The term “spendthrift trust” has become popular for just those types of situations.  A spendthrift trust lets you leave funds to a beneficiary without giving him or her full control over those funds.  This type of trust has significant restrictions that safeguard your youthful heirs from themselves – and potential creditors.  Such a trust allows a trustee the authority to distribute funds according to your wishes and protect your beneficiary from squandering the wealth that was bequeathed to him or her.  It also protects them from being taken advantage of by others.

Trusts are created by estate planning attorneys.  In the document the attorney can write into the trust certain rules for distribution.  These rules can include that the beneficiary achieve a certain age or that they receive installments at certain life stages.  That way, if you have an heir or someone to whom you want to leave an inheritance who is immature, irresponsible or underage, the spendthrift trust can give you some control over how and when the money is spent.

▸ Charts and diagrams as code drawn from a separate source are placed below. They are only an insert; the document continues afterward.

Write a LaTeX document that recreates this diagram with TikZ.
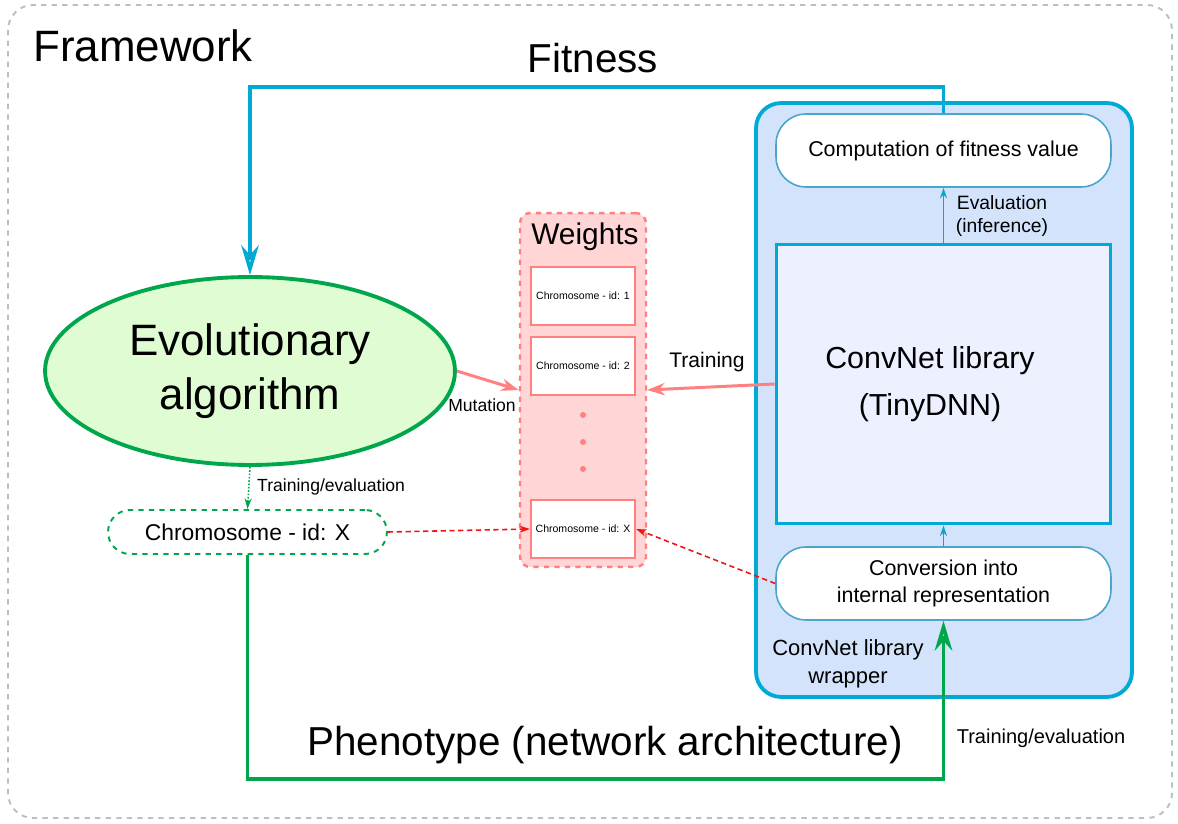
\documentclass[tikz,border=0pt]{standalone}
\usepackage{fontspec}
\setmainfont{Liberation Sans}
\usetikzlibrary{arrows.meta,shapes.geometric,positioning}
\definecolor{fwgray}{RGB}{190,190,190}
\definecolor{cvblue}{RGB}{0,170,212}
\definecolor{cvlight}{RGB}{75,165,200}
\definecolor{wrapfill}{RGB}{212,227,252}
\definecolor{netfill}{RGB}{236,240,255}
\definecolor{evogreen}{RGB}{0,166,76}
\definecolor{evofill}{RGB}{224,252,210}
\definecolor{wred}{RGB}{255,128,128}
\definecolor{wfill}{RGB}{255,213,213}
\definecolor{dotred}{RGB}{240,20,20}
\tikzset{
         bigopen/.style={-{Stealth[open,length=17pt,width=10pt]}},
         midopen/.style={-{Stealth[open,length=10pt,width=7pt]}},
         smallopen/.style={-{Stealth[open,length=6pt,width=4pt]}},
         libbox/.style={draw=cvlight,line width=0.9pt,fill=white,rounded corners=0.6cm,
                        minimum width=6.7cm,minimum height=1.46cm,align=center,font=\fontsize{12.2}{15}\selectfont},
         chrombox/.style={draw=wred,line width=1.2pt,fill=white,minimum width=2.08cm,minimum height=1.16cm,
                          inner sep=0pt,font=\fontsize{6}{7}\selectfont}
        }
\begin{document}
\begin{tikzpicture}[x=0.02cm,y=-0.02cm]
      \useasboundingbox (0,0) rectangle (1178,824);
      \draw[fwgray,line width=1.1pt,dashed,rounded corners=0.5cm] (8,5) rectangle (1172,818); % framework frame
      \node[anchor=west,font=\fontsize{25}{30}\selectfont] (fwlbl) at (27,46) {Framework};
      % ConvNet library wrapper
      \node[draw=cvblue,line width=2.2pt,fill=wrapfill,rounded corners=0.5cm,minimum width=7.52cm,minimum height=11.88cm] (wrap) at (944,400) {};
      \node[libbox] (comp) at (943.5,150.5) {Computation of fitness value};
      \node[draw=cvblue,line width=1.7pt,fill=netfill,minimum width=6.7cm,minimum height=5.6cm] (convnet) at (943.5,384) {};
      \node[align=center,font=\fontsize{17.3}{27}\selectfont] (netlbl) at (930,384) {ConvNet library\\ (TinyDNN)};
      \node[libbox] (conv) at (943.5,583.5) {Conversion into\\internal representation};
      \node[align=center,font=\fontsize{12.5}{16}\selectfont] (wraplbl) at (848,664) {ConvNet library\\wrapper};
      % evolutionary algorithm
      \node[ellipse,draw=evogreen,line width=2.2pt,fill=evofill,minimum width=8.2cm,minimum height=3.76cm,inner sep=0pt,
            align=center,font=\fontsize{25}{30.5}\selectfont] (evo) at (250,371) {Evolutionary\\algorithm};
      \node[draw=evogreen,line width=1.1pt,dashed,rounded corners=0.44cm,minimum width=5.58cm,minimum height=0.88cm,
            font=\fontsize{13}{16}\selectfont] (chromx) at (247.5,532) {Chromosome - id: X};
      % weights
      \node[draw=wred,line width=1.4pt,dashed,fill=wfill,rounded corners=0.2cm,minimum width=2.52cm,minimum height=7.08cm] (weights) at (583,390) {};
      \node[font=\fontsize{17}{20}\selectfont] (wlbl) at (585,237) {Weights};
      \node[chrombox] (w1) at (583,296) {Chromosome - id: 1};
      \node[chrombox,below=0.2cm of w1] (w2) {Chromosome - id: 2};
      \node[chrombox] (wx) at (583,529) {Chromosome - id: X};
      \foreach \y in {415,442,469}
        \fill[wred] (583,\y) circle (3);  % dots
      % fitness loop
      \coordinate (fittop) at (597,87);
      \draw[cvblue,line width=2pt,bigopen] (comp.north) |- (fittop) -| (evo.north);
      \node[font=\fontsize{23}{27}\selectfont] (fitlbl) at (593,58) {Fitness};
      % phenotype loop
      \coordinate (phenobot) at (600,779);
      \draw[evogreen,line width=2pt,bigopen] (chromx.south) |- (phenobot) -| (conv.south);
      \node[font=\fontsize{23}{27}\selectfont] (phenolbl) at (605,745) {Phenotype (network architecture)};
      \node[font=\fontsize{11.4}{13}\selectfont] (tevlbl) at (1041,738) {Training/evaluation};
      % arrows inside the wrapper
      \draw[cvblue,line width=0.9pt,smallopen] (convnet.north) -- (comp.south);
      \draw[cvblue,line width=0.9pt,smallopen] (conv.north) -- (convnet.south);
      \node[align=center,font=\fontsize{11}{13.6}\selectfont] (evallbl) at (1002,216) {Evaluation\\(inference)};
      % weights arrows
      \draw[wred,line width=1.7pt,midopen] (evo.east) -- (weights.west);
      \node[font=\fontsize{10}{12}\selectfont] (mutlbl) at (482,405) {Mutation};
      \draw[wred,line width=1.7pt,midopen] (convnet.west) -- (weights.east);
      \node[font=\fontsize{12}{14}\selectfont] (trainlbl) at (707,362) {Training};
      \draw[dotred,line width=0.9pt,densely dashed,smallopen] (chromx.east) -- (wx.west);
      \draw[dotred,line width=0.9pt,densely dashed,smallopen] (conv.west) -- (wx.east);
      \draw[evogreen,line width=0.9pt,densely dotted,smallopen] (evo.south) -- (chromx.north);
      \node[anchor=west,font=\fontsize{10}{12}\selectfont] (cevlbl) at (251,487) {Training/evaluation};
\end{tikzpicture}
\end{document}
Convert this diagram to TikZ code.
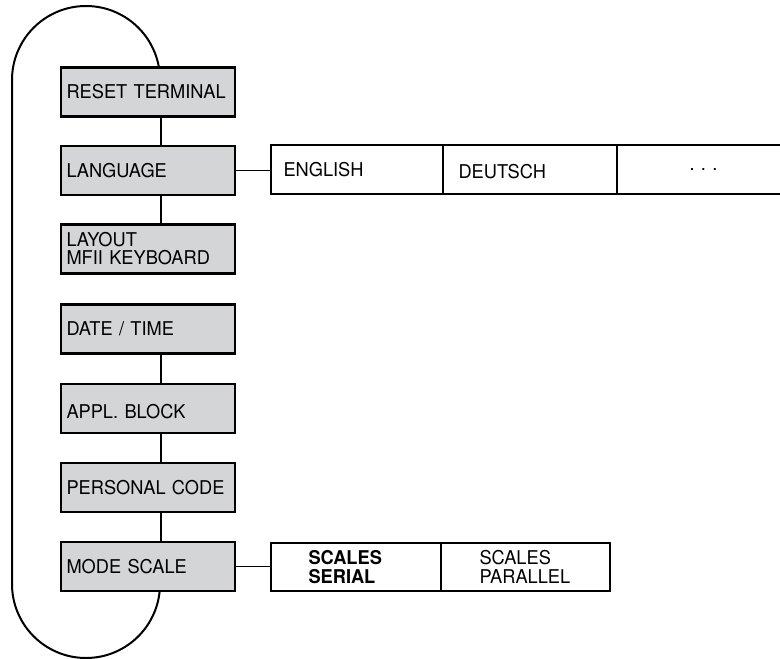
\documentclass[tikz,border=0pt]{standalone}
\usepackage{fontspec}
\setmainfont[FakeStretch=0.96]{TeX Gyre Heros}
\definecolor{boxgray}{RGB}{212,213,215}
\begin{document}
\begin{tikzpicture}[x=1pt,y=-1pt,
  txt/.style={font=\fontsize{19}{18}\selectfont},
  gbox/.style={txt, draw, line width=2.2pt, fill=boxgray, minimum width=174pt, minimum height=49pt,
    inner xsep=5.5pt, inner ysep=0pt, text width=163pt, align=left},
  obox/.style={txt, draw, line width=2.2pt, fill=white, inner ysep=0pt, align=left},
  conn/.style={line width=2pt},
  thin/.style={line width=1.1pt},
  loop/.style={line width=2pt}]
\useasboundingbox (0,0) rectangle (780,659);
% loop
\draw[loop] (160,80) arc[start angle=0, end angle=-180, radius=74] -- (12,584)
  arc[start angle=180, end angle=0, radius=74];
% main boxes
\node[gbox] (reset) at (148,92) {RESET TERMINAL};
\node[gbox] (lang) at (148,170.5) {LANGUAGE};
\node[gbox] (layout) at (148,249) {LAYOUT\\MFII KEYBOARD};
\node[gbox] (date) at (148,329) {DATE / TIME};
\node[gbox] (appl) at (148,408.5) {\raisebox{-3pt}[13.7pt][0pt]{APPL. BLOCK}};
\node[gbox] (pers) at (148,487.5) {PERSONAL CODE};
\node[gbox] (mode) at (148,566.5) {MODE SCALE};
% vertical connectors
\foreach \a/\b in {reset/lang, lang/layout, date/appl, appl/pers, pers/mode}
  \draw[conn] ([xshift=13pt]\a.south) -- ([xshift=13pt]\b.north);
% language options
\node[obox, minimum width=172pt, minimum height=49pt, inner xsep=12.5pt, text width=147pt] (eng) at (357,169.5) {ENGLISH};
\node[obox, minimum width=174pt, minimum height=49pt, inner xsep=15.5pt, text width=143pt] (deu) at (530,169.5) {\raisebox{-2pt}[13.7pt][0pt]{DEUTSCH}};
\node[obox, minimum width=173pt, minimum height=49pt, align=center, text width=153pt, inner xsep=10pt] (more) at (703.5,169.5) {.\ .\ .};
\draw[thin] (lang.east) -- (lang.east -| eng.west);
% scale options
\node[obox, minimum width=170pt, minimum height=48pt, inner xsep=37.5pt, text width=95pt,
  font=\fontsize{19}{18.5}\selectfont\bfseries] (serial) at (356,567) {SCALES\\SERIAL};
\node[obox, minimum width=169pt, minimum height=48pt, inner xsep=38.5pt, text width=92pt,
  font=\fontsize{19}{18.5}\selectfont] (par) at (525.5,567) {SCALES\\PARALLEL};
\draw[thin] (mode.east) -- (mode.east -| serial.west);
\end{tikzpicture}
\end{document}
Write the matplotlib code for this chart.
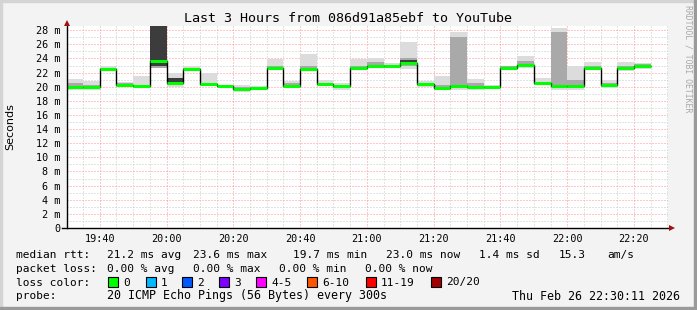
import matplotlib
matplotlib.use('Agg')
import matplotlib.pyplot as plt
from matplotlib.patches import Rectangle

# 5 minute bins (start time), values in ms
bin_starts = ['19:30', '19:35', '19:40', '19:45', '19:50', '19:55', '20:00', '20:05', '20:10',
              '20:15', '20:20', '20:25', '20:30', '20:35', '20:40', '20:45', '20:50', '20:55',
              '21:00', '21:05', '21:10', '21:15', '21:20', '21:25', '21:30', '21:35', '21:40',
              '21:45', '21:50', '21:55', '22:00', '22:05', '22:10', '22:15', '22:20']
median_ms = [20.0, 20.0, 22.5, 20.3, 20.1, 23.6, 20.5, 22.5, 20.4, 20.1, 19.7, 19.8, 22.7, 20.1,
             22.5, 20.4, 20.1, 22.7, 23.0, 23.0, 23.3, 20.4, 19.8, 20.1, 19.9, 19.9, 22.7, 23.1,
             20.5, 20.1, 20.1, 22.7, 20.3, 22.7, 23.0]
outer_lo = [19.6, 19.6, 22.3, 20.1, 19.9, 22.6, 19.9, 22.3, 20.1, 20.0, 19.3, 19.6, 22.4, 19.8,
            22.3, 20.2, 19.6, 22.4, 22.8, 22.8, 22.5, 20.0, 19.5, 19.6, 19.6, 19.8, 22.6, 22.7,
            20.2, 19.5, 19.5, 22.4, 19.8, 22.2, 22.5]
outer_hi = [21.1, 20.8, 22.9, 20.7, 21.5, 29.0, 22.0, 22.9, 22.0, 20.3, 20.2, 20.1, 23.9, 20.8,
            24.6, 20.9, 20.6, 23.9, 24.1, 23.3, 26.4, 20.8, 21.5, 27.7, 21.1, 20.2, 23.0, 24.4,
            21.3, 28.3, 22.9, 23.5, 20.9, 23.5, 23.3]
mid_lo = [19.8, 19.8, 22.4, 20.2, 19.9, 22.7, 20.2, 22.4, 20.2, 20.1, 19.5, 19.7, 22.5, 19.9,
          22.4, 20.3, 19.8, 22.5, 22.9, 22.9, 22.9, 20.2, 19.7, 19.9, 19.8, 19.9, 22.6, 22.9,
          20.3, 19.9, 19.8, 22.5, 20.0, 22.5, 22.9]
mid_hi = [20.6, 20.2, 22.7, 20.5, 20.3, 23.5, 21.2, 22.7, 20.6, 20.3, 20.0, 20.0, 23.0, 20.5,
          23.0, 20.6, 20.2, 22.9, 23.5, 23.1, 24.0, 20.6, 20.3, 27.0, 20.6, 20.0, 22.9, 23.6,
          20.6, 27.8, 21.0, 22.9, 20.5, 22.9, 23.2]
core_lo = list(median_ms)
core_hi = list(median_ms)
core_lo[5], core_hi[5] = 23.0, 29.0
core_lo[6], core_hi[6] = 20.6, 21.2
core_lo[20], core_hi[20] = 23.4, 23.8

x_ticks = ['19:40', '20:00', '20:20', '20:40', '21:00', '21:20', '21:40', '22:00', '22:20']
y_ticks = [0, 2, 4, 6, 8, 10, 12, 14, 16, 18, 20, 22, 24, 26, 28]
y_labels = ['0'] + ['%d m' % v for v in y_ticks[1:]]

title = 'Last 3 Hours from 086d91a85ebf to YouTube'
rtt_row = [('median rtt:', 16), ('21.2 ms avg', 107), ('23.6 ms max', 193), ('19.7 ms min', 293),
           ('23.0 ms now', 386), ('1.4 ms sd', 479), ('15.3', 559), ('am/s', 607)]
loss_row = [('packet loss:', 16), ('0.00 % avg', 107), ('0.00 % max', 193),
            ('0.00 % min', 279), ('0.00 % now', 365)]
loss_names = ['0', '1', '2', '3', '4-5', '6-10', '11-19', '20/20']
loss_colors = ['#00ff00', '#00b8ff', '#0059ff', '#7e00ff', '#ff00ff', '#ff5500', '#ff0000', '#a10000']
loss_box_x = [108, 146, 182, 219, 256, 307, 366, 431]
probe_text = '20 ICMP Echo Pings (56 Bytes) every 300s'
stamp = 'Thu Feb 26 22:30:11 2026'

W, H = 697, 310


def fx(x):
    return x / W


def fy(y):
    return 1 - y / H


def to_min(s):
    h, m = s.split(':')
    return int(h) * 60 + int(m) - 19 * 60


plt.rcParams['font.family'] = 'DejaVu Sans Mono'

fig = plt.figure(figsize=(W / 100, H / 100), dpi=100, facecolor='#f3f3f3')
# 3d-ish frame
fig.patches.append(Rectangle((0, fy(2)), 1, 2 / H, transform=fig.transFigure, color='#d4d4d4', zorder=0))
fig.patches.append(Rectangle((0, 0), 2 / W, 1, transform=fig.transFigure, color='#d4d4d4', zorder=0))
fig.patches.append(Rectangle((0, 0), 1, 3 / H, transform=fig.transFigure, color='#9a9a9a', zorder=0))
fig.patches.append(Rectangle((fx(694), 0), 3 / W, 1, transform=fig.transFigure, color='#9a9a9a', zorder=0))

ax = fig.add_axes([fx(67), fy(228), 601 / W, 202 / H])
ax.set_facecolor('white')

edges = [to_min(s) for s in bin_starts] + [to_min(bin_starts[-1]) + 5]
start = 30 + 11 / 60
ax.set_xlim(start, start + 180)
ax.set_ylim(0, 28.6)

ax.stairs(outer_hi, edges, baseline=outer_lo, fill=True, color='#dcdcdc', lw=0, zorder=2)
ax.stairs(mid_hi, edges, baseline=mid_lo, fill=True, color='#a9a9a9', lw=0, zorder=3)
ax.stairs(core_hi, edges, baseline=core_lo, fill=True, color='#3c3c3c', lw=0, zorder=4)
ax.stairs(median_ms, edges, baseline=None, color='black', lw=1.0, zorder=5)
ax.hlines(median_ms, edges[:-1], edges[1:], color='#00ff00', lw=2.2, zorder=6)

ax.set_xticks([to_min(t) for t in x_ticks])
ax.set_xticklabels(x_ticks)
ax.set_xticks(range(35, 211, 5), minor=True)
ax.set_yticks(y_ticks)
ax.set_yticklabels(y_labels)
ax.set_yticks(range(1, 29), minor=True)
ax.grid(which='minor', color='#c8c8c8', ls=(0, (1, 2)), lw=0.72)
ax.grid(which='major', color='#ff9090', ls=(0, (1, 2)), lw=0.72)
ax.set_axisbelow(True)
ax.tick_params(which='both', length=0, labelsize=7.3)
ax.tick_params(axis='y', pad=5)
ax.tick_params(axis='x', pad=4)
for s in ax.spines.values():
    s.set_visible(False)

# axes with arrows
fig.add_artist(plt.Line2D([fx(67), fx(67)], [fy(228), fy(24)], color='black', lw=1, transform=fig.transFigure))
fig.add_artist(plt.Line2D([fx(62), fx(670)], [fy(228), fy(228)], color='black', lw=1, transform=fig.transFigure))
fig.add_artist(plt.Line2D([fx(67)], [fy(23)], marker='^', ms=5, color='#a01010', mew=0, transform=fig.transFigure))
fig.add_artist(plt.Line2D([fx(672)], [fy(228)], marker='>', ms=5, color='#a01010', mew=0, transform=fig.transFigure))

fig.text(fx(348), fy(19), title, ha='center', va='center', fontsize=9.6)
fig.text(fx(10), fy(127), 'Seconds', rotation=90, ha='center', va='center', fontsize=8, family='DejaVu Sans')
fig.text(fx(688), fy(5), 'RRDTOOL / TOBI OETIKER', rotation=270, ha='center', va='top',
         fontsize=5.9, color='#a8a8a8')

for txt, x in rtt_row:
    fig.text(fx(x), fy(255), txt, ha='left', va='center', fontsize=8.0)
for txt, x in loss_row:
    fig.text(fx(x), fy(268.5), txt, ha='left', va='center', fontsize=8.0)
fig.text(fx(16), fy(282.5), 'loss color:', ha='left', va='center', fontsize=8.0)
for name, col, x in zip(loss_names, loss_colors, loss_box_x):
    fig.patches.append(Rectangle((fx(x), fy(287)), 10 / W, 10 / H, transform=fig.transFigure,
                                 facecolor=col, edgecolor='black', lw=0.8))
    fig.text(fx(x + 15), fy(282.5), name, ha='left', va='center', fontsize=8.0)
fig.text(fx(16), fy(296), 'probe:', ha='left', va='center', fontsize=8.0)
fig.text(fx(107), fy(296), probe_text, ha='left', va='center', fontsize=8.4)
fig.text(fx(680), fy(296), stamp, ha='right', va='center', fontsize=8.4)

fig.savefig('out.png', dpi=100, facecolor=fig.get_facecolor())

A side benefit of such a trust is that it can protect the principal from creditors or even an ex-spouse. The laws regarding such protections can vary by state so it is critical that you work with a local estate planning attorney to make certain the documents are properly drawn.

One of the key tasks in setting up a spendthrift trust successfully is determining the person who is named as the trustee of the funds.  That individual can have some discretion over the distribution of the funds so it needs to be someone whom you can trust over the long term.